* [Source code of charts]
§
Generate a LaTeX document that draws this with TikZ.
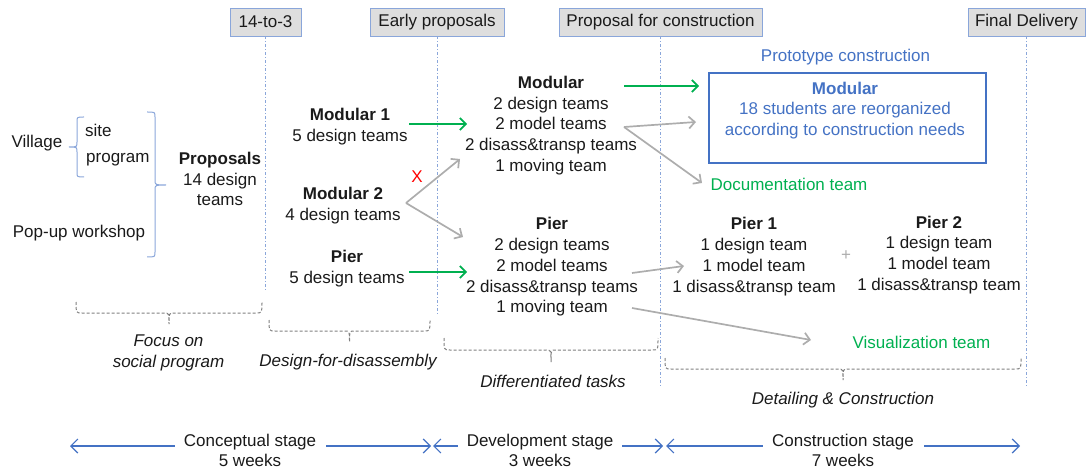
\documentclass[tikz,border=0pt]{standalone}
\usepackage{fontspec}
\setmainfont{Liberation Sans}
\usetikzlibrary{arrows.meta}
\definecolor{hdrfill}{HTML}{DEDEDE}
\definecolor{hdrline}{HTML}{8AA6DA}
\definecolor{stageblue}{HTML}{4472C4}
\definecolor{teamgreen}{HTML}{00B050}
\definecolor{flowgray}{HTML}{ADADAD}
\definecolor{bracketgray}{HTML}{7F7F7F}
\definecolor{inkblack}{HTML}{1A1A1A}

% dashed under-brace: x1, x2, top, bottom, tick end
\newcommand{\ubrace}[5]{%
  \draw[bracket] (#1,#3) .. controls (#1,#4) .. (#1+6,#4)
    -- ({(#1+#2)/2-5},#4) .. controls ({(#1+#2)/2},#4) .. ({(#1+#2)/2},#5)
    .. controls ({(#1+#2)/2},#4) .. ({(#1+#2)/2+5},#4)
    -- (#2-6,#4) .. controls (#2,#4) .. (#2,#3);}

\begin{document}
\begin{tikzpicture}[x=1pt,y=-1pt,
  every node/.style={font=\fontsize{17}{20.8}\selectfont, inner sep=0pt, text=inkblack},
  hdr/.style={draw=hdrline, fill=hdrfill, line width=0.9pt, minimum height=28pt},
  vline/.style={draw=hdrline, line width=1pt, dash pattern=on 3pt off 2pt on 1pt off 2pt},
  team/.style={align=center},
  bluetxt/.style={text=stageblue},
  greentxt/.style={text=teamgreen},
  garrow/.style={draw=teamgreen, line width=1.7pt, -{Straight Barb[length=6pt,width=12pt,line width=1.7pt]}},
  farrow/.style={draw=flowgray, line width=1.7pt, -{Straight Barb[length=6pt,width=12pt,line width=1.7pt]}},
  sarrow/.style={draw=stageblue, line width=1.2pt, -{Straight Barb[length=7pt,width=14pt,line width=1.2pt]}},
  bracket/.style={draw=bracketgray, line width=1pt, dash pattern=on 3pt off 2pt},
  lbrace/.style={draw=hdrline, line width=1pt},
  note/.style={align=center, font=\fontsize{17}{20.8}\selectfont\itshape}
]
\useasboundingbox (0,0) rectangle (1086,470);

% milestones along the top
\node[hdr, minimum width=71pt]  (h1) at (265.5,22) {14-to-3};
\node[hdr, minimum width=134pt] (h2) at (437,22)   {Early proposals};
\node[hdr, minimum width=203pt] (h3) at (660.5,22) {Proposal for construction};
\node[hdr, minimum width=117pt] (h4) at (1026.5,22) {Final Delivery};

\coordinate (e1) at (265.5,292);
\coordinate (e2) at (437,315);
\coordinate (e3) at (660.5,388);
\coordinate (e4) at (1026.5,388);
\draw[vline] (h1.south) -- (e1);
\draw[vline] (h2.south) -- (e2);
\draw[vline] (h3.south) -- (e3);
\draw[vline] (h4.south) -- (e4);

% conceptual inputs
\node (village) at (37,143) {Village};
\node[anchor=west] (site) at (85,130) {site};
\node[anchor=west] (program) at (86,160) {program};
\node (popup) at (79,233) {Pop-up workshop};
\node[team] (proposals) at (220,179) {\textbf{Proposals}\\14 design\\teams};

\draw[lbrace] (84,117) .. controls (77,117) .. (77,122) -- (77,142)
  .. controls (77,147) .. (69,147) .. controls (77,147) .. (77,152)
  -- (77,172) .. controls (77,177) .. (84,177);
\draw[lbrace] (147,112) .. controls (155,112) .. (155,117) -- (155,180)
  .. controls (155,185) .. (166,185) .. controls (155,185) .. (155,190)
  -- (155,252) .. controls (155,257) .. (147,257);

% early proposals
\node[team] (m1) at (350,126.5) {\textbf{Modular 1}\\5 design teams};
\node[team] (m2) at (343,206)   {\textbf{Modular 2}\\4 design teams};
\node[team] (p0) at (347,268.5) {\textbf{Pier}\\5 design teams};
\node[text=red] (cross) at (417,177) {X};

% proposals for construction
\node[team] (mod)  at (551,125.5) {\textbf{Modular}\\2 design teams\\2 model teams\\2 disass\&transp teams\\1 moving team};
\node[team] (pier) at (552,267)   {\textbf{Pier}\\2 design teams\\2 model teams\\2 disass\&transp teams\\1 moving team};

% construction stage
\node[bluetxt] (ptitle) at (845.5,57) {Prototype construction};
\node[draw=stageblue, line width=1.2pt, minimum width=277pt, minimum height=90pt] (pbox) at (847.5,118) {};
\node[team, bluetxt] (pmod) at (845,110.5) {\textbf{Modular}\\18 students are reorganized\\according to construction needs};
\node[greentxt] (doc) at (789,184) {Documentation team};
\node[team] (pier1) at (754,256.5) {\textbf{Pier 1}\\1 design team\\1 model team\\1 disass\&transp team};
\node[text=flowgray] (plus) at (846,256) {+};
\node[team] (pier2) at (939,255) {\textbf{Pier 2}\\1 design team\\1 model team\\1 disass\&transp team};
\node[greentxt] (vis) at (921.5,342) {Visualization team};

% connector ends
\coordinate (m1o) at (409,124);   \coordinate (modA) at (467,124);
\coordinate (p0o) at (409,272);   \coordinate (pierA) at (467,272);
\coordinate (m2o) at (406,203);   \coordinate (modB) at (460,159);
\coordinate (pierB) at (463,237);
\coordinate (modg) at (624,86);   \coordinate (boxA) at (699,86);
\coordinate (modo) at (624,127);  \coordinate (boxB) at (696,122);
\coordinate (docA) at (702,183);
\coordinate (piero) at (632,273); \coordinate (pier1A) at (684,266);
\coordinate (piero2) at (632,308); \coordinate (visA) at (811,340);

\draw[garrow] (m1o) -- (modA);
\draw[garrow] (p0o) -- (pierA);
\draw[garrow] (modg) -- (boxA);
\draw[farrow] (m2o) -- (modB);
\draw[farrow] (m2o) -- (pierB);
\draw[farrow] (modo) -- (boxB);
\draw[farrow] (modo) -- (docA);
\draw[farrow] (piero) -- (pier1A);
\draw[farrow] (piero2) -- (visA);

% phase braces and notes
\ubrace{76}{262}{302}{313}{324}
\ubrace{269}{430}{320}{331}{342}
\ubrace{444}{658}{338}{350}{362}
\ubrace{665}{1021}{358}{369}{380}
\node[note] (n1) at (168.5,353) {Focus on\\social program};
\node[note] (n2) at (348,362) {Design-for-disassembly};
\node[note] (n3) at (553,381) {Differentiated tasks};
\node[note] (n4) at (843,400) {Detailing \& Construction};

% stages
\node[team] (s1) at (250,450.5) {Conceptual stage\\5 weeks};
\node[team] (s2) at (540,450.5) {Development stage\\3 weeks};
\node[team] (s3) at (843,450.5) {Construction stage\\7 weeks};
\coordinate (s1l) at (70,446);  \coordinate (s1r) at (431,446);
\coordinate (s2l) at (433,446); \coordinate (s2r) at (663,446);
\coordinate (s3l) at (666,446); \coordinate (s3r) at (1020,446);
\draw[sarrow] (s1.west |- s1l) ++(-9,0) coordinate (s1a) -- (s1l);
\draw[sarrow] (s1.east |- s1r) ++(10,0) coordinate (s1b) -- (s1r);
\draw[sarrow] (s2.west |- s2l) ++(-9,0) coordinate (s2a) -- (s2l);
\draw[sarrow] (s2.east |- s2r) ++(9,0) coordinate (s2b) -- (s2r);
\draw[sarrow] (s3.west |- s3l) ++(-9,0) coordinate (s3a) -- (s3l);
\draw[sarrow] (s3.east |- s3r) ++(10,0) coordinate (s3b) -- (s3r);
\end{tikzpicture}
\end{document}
§
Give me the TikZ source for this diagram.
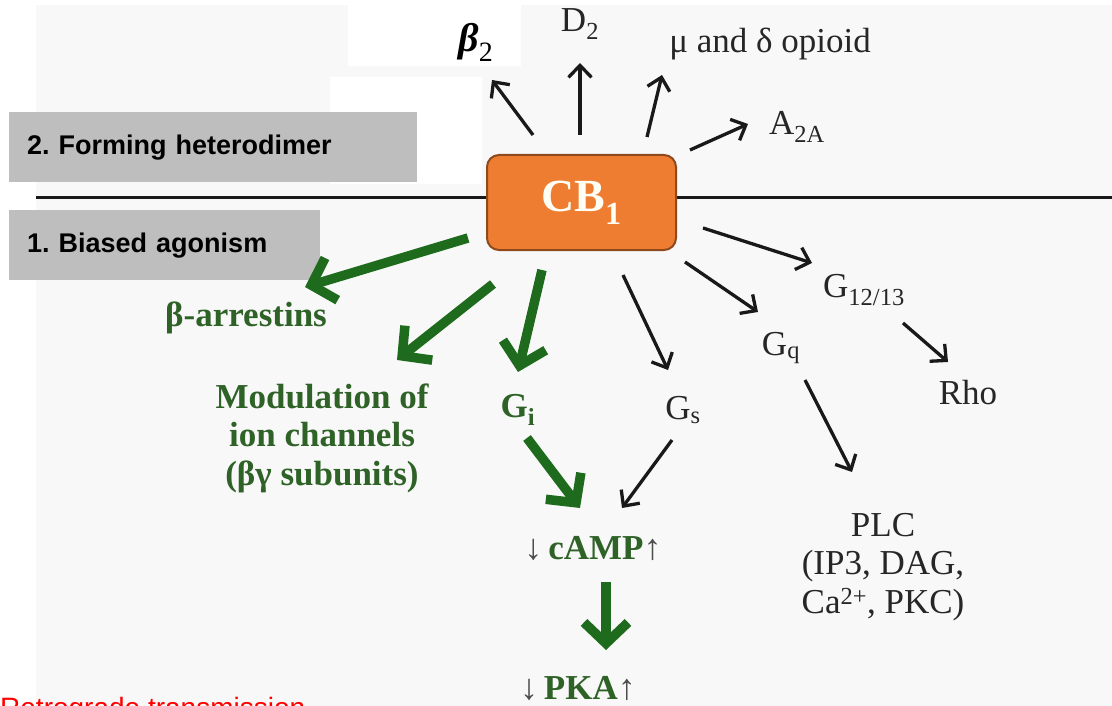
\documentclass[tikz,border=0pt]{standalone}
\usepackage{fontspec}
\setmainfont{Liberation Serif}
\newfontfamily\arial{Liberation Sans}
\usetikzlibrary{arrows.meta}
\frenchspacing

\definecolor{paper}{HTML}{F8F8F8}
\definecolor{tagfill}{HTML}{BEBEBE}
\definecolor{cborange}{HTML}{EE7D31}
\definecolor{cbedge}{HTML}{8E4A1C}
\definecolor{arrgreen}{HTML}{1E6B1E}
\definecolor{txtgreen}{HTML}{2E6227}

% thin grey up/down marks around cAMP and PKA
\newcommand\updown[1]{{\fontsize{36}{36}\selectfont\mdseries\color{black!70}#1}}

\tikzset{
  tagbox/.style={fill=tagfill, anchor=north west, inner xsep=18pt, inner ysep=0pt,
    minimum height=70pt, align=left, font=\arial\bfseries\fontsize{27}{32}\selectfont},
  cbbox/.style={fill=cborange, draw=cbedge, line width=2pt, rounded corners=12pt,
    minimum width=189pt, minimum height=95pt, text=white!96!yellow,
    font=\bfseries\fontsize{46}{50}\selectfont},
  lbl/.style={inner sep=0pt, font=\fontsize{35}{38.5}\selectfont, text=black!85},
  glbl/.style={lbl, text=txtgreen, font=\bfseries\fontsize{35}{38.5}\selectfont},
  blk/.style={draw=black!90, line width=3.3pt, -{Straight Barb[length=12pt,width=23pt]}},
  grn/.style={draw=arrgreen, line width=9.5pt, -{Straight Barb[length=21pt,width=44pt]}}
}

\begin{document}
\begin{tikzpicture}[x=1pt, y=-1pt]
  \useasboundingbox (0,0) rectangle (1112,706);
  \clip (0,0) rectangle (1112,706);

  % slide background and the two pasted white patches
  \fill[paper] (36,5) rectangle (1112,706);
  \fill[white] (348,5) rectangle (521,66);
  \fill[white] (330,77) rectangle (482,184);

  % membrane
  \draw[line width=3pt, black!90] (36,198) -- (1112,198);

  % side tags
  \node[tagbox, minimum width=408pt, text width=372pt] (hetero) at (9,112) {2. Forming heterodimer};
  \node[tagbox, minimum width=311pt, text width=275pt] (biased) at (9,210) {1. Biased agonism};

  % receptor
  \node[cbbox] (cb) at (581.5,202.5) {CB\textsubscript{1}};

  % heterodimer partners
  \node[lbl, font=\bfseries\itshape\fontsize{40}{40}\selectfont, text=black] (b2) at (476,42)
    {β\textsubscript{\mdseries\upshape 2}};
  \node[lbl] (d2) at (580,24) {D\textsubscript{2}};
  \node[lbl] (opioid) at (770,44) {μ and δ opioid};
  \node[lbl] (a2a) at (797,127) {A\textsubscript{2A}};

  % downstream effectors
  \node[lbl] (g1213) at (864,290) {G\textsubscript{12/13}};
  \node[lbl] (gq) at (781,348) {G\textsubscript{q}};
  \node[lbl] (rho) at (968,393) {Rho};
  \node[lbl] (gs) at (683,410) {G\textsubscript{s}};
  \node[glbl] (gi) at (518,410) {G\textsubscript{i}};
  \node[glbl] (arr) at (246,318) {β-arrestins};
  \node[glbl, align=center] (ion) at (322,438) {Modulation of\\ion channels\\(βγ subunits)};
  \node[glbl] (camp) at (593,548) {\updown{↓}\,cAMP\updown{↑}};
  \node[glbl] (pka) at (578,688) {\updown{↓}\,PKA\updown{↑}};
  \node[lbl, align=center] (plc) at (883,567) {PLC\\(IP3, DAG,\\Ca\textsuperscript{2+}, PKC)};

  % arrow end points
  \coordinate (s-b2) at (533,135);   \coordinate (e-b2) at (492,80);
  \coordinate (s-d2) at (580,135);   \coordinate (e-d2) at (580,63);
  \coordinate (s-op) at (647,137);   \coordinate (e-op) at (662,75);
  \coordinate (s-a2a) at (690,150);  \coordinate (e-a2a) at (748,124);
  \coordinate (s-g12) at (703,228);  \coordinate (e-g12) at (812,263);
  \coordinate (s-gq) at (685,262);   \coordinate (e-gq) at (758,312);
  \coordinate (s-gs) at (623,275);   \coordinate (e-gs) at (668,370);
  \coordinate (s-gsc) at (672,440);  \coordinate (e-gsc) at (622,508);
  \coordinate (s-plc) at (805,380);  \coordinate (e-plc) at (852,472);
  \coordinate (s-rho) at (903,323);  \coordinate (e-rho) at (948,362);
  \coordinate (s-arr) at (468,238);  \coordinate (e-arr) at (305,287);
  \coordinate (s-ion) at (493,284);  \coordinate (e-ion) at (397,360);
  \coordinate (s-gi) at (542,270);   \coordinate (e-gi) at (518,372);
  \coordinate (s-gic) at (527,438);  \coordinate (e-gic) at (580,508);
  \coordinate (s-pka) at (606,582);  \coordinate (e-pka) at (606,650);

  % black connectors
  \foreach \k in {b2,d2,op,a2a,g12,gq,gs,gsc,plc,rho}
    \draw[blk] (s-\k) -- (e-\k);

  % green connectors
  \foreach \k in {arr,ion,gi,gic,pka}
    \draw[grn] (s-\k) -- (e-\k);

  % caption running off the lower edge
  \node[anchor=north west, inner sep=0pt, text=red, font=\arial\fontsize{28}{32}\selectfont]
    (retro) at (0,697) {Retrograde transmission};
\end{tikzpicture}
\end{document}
§
* [Required task] Going back to the data above, write out everything from the line with "Generate a LaTeX" down to the line with "-- (#2-6,#4) .. controls", both included, leaving every picture out.

* [Answer to this problem]
Generate a LaTeX document that draws this with TikZ.
\documentclass[tikz,border=0pt]{standalone}
\usepackage{fontspec}
\setmainfont{Liberation Sans}
\usetikzlibrary{arrows.meta}
\definecolor{hdrfill}{HTML}{DEDEDE}
\definecolor{hdrline}{HTML}{8AA6DA}
\definecolor{stageblue}{HTML}{4472C4}
\definecolor{teamgreen}{HTML}{00B050}
\definecolor{flowgray}{HTML}{ADADAD}
\definecolor{bracketgray}{HTML}{7F7F7F}
\definecolor{inkblack}{HTML}{1A1A1A}

% dashed under-brace: x1, x2, top, bottom, tick end
\newcommand{\ubrace}[5]{%
  \draw[bracket] (#1,#3) .. controls (#1,#4) .. (#1+6,#4)
    -- ({(#1+#2)/2-5},#4) .. controls ({(#1+#2)/2},#4) .. ({(#1+#2)/2},#5)
    .. controls ({(#1+#2)/2},#4) .. ({(#1+#2)/2+5},#4)
    -- (#2-6,#4) .. controls (#2,#4) .. (#2,#3);}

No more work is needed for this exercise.